MICRODOSIMETRIC MEASUREMENTS IN THE BUILDUP REGION OF VERY PURE HIGH-ENERGY PHOTON AND ELECTRON-BEAMS

A microdosimetric system, specially designed to allow measurements in both the presence and the absence of secondary charged particle equilibrium, has been used to investigate the build-up region of a clean 15 MV bremsstrahlung beam and a 21 MeV almost monoenergetic electron beam. The use of quasi-broad-beam conditions with a split tissue-equivalent phantom and a wall-less chamber surrounded by a low-pressure tissue-equivalent gas minimizes the fluence perturbation caused by the detector. Along with microdosimetric beam quality data, ordinary dosimetric information can be obtained, together allowing estimation of the properties of the beam with regard to radiation response in tissue. By applying an inversion algorithm on the measured microdosimetric distributions to correct for plural events, it is shown that already at a probability of coinciding pulses as low as 1% the dose mean value of the single-event distributions increases by 3%. The dose mean lineal energy for the pure bremsstrahlung beam is strongly affected by both photon contamination and in-phantom scattering, thus being 55% higher close to the surface than near the dose maximum.

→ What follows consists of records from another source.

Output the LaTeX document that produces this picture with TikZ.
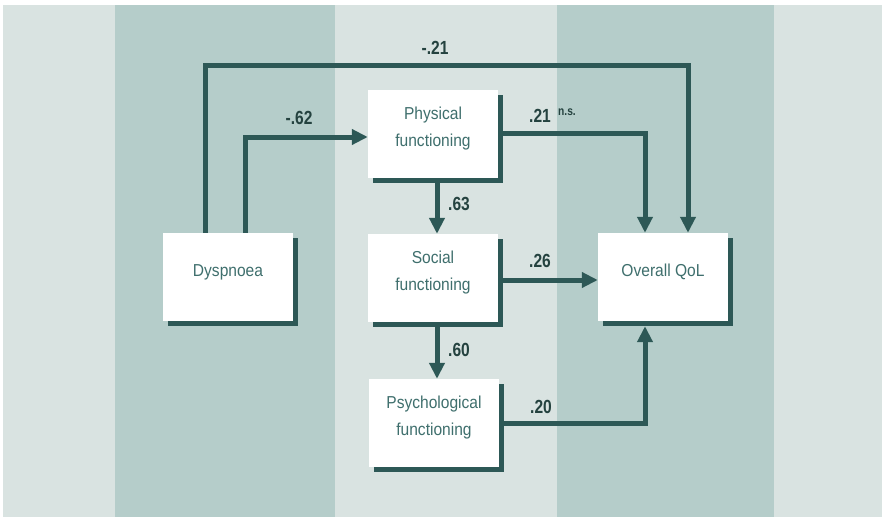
\documentclass[tikz,border=0pt]{standalone}
\usepackage{fontspec}
\setmainfont{Liberation Sans}[FakeStretch=0.9]
\newfontfamily\labfont{Liberation Sans}[FakeStretch=0.82]
\usetikzlibrary{arrows.meta,shadows}
\definecolor{lightbg}{HTML}{D9E3E1}
\definecolor{darkbg}{HTML}{B5CDCA}
\definecolor{linec}{HTML}{2D5856}
\definecolor{boxtext}{HTML}{3F6F6D}
\definecolor{labc}{HTML}{24423F}
\pgfdeclarelayer{bg}
\pgfsetlayers{bg,main}
\begin{document}
\begin{tikzpicture}[x=1pt,y=-1pt,
 box/.style={rectangle, fill=white, minimum width=130pt, minimum height=88pt, inner sep=0pt,
   drop shadow={shadow xshift=5pt,shadow yshift=-5pt,fill=linec,opacity=1}},
 boxtxt/.style={text=boxtext, align=center, font=\fontsize{17.3}{27}\selectfont, inner sep=0pt},
 conn/.style={draw=linec, line width=5pt, -{Triangle[length=16pt,width=15pt]}},
 lab/.style={text=labc, font=\labfont\bfseries\fontsize{19}{19}\selectfont, inner sep=0pt},
 labsmall/.style={text=labc, font=\labfont\bfseries\fontsize{12.5}{12.5}\selectfont, inner sep=0pt}]
\useasboundingbox (0,0) rectangle (885,519);
% boxes
\node[box] (dys) at (228,277) {};
\node[box] (phys) at (433,134) {};
\node[box] (soc) at (433,278) {};
\node[box] (qol) at (663,277) {};
\node[box] (psy) at (434,423) {};
% box texts
\node[boxtxt] (dysT) at ([yshift=5pt]dys.center) {Dyspnoea};
\node[boxtxt] (physT) at ([yshift=5pt]phys.center) {Physical\\functioning};
\node[boxtxt] (socT) at ([yshift=5pt]soc.center) {Social\\functioning};
\node[boxtxt] (qolT) at ([yshift=5pt]qol.center) {Overall QoL};
\node[boxtxt] (psyT) at ([yshift=5pt]psy.center) {Psychological\\functioning};
% labels
\node[lab] (l1) at (435,48) {-.21};
\node[lab] (l2) at (299,118) {-.62};
\node[lab] (l3) at (459,204) {.63};
\node[lab] (l4) at (540,116) {.21};
\node[labsmall] (l4b) at (567,112) {n.s.};
\node[lab] (l5) at (540,261) {.26};
\node[lab] (l6) at (459,350) {.60};
\node[lab] (l7) at (541,407) {.20};
\begin{pgfonlayer}{bg}
\fill[white] (0,0) rectangle (885,519);
\fill[lightbg] (3,5) rectangle (882,517);
\fill[darkbg] (115,5) rectangle (335,517);
\fill[darkbg] (557,5) rectangle (774,517);
\coordinate (top) at (0,65);
\coordinate (dA) at ([xshift=-23pt]dys.north);
\coordinate (dB) at ([xshift=17pt]dys.north);
\coordinate (qA) at ([xshift=25pt]qol.north);
\coordinate (qB) at ([xshift=-18pt]qol.north);
\coordinate (qC) at ([xshift=-18pt,yshift=-5pt]qol.south);
\coordinate (pE) at ([yshift=1pt]phys.east);
\coordinate (pW) at ([yshift=-3pt]phys.west);
\coordinate (pS) at ([xshift=4pt]phys.south);
\coordinate (sE) at ([yshift=-2pt]soc.east);
\coordinate (sS) at ([xshift=4pt]soc.south);
\draw[conn] (dA) |- (qA |- top) -- (qA);
\draw[conn] (dB) |- (pW);
\draw[conn] (pS) -- (pS |- soc.north);
\draw[conn] (pE) -| (qB);
\draw[conn] (sE) -- (sE -| qol.west);
\draw[conn] (sS) -- (sS |- psy.north);
\draw[conn] (psy.east) -| (qC);
\end{pgfonlayer}
\end{tikzpicture}
\end{document}
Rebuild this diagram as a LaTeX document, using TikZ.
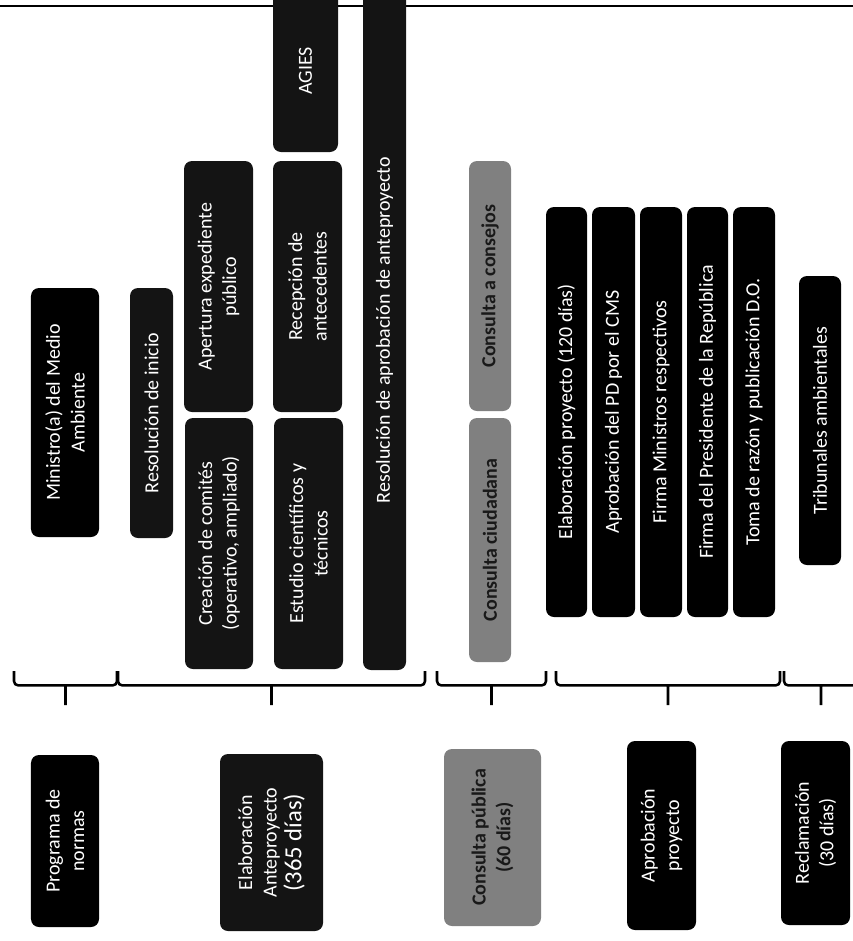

The corresponding values for the electron beam increase slowly with depth in the build-up region due to the influence of multiple scattering and production of secondary electrons. Microdosimetric distributions in tissue are obtained from the distributions measured in gas by applying a correction for the density effect. The dose mean value of the lineal energy in a tissue-equivalent material is 2-3% lower than the corresponding value in tissue-equivalent gas. Multiple-event distributions in tissue, calculated for the bremsstrahlung beam at doses common in daily fractionated treatments, show that the biological response at very shallow depths is mainly affected by the microdosimetric variance which is much larger than both the macrodosimetric and biological variances. For electron beams the influence of the microdosimetric variance is negligible.